Die Dorfschule
Von Friedrich Paulsen
Ich habe der Dorfschule meiner nordfriesischen Heimat, der ich nächst meiner Mutter die Elemente meiner geistigen Bildung schulde, schon öfter meine Dankbarkeit auch öffentlich ausgesprochen. Das soll mich aber nicht hindern, die Gelegenheit zu benutzen, es nochmals zu tun und zugleich meiner Überzeugung Ausdruck zu geben, daß ein rechtschaffenes Dorf, ein rechtschaffenes Bauernhaus und eine rechtschaffene Dorfschule in ihrer Einheit die vollkommenste Bildungsstätte darstellen, die es auf Gottes Erdboden für die Kinder- und Knabenjahre geben kann. Sie bieten alle Bildungsmöglichkeiten in der Form, in der dieses Lebensalter sie braucht und für die Entwicklung der leiblichen und geistigen Kräfte verwerten kann.
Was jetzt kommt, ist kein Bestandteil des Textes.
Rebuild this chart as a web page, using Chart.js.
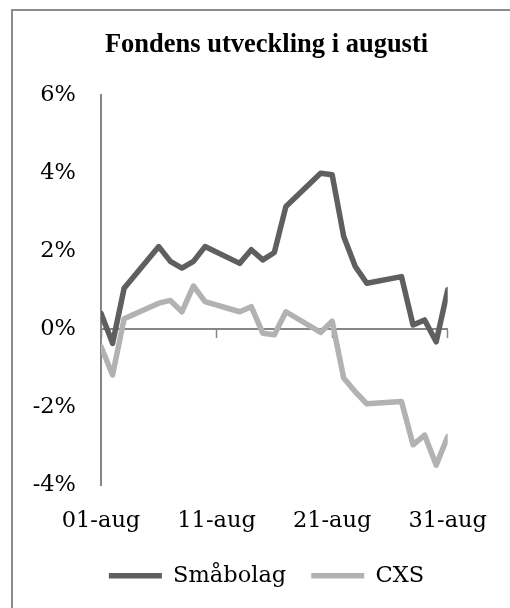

Sie stellen mitten hinein in eine Wirklichkeit, wie sie diesen Jahren faßlich ist; und diese Wirklichkeit ladet nicht nur zum Ansehen ein, sie fordert auch auf zum Anfassen, sie nötigt, mit ihr handgemein zu werden, die wirksamste Form wenigstens für die Knabenjahre, und vielleicht nicht für sie allein, mit ihr Bekanntschaft zu machen. Ich wage zu behaupten: Keine Universität bietet ihren Studenten in größerer Vollkommenheit, was sie brauchen, als das Dorf und eine gute Dorfschule dem heranwachsenden Knaben bietet, was er braucht und bewältigen, in wirkliche Kraft des Erkennens und Handelns umsetzen kann.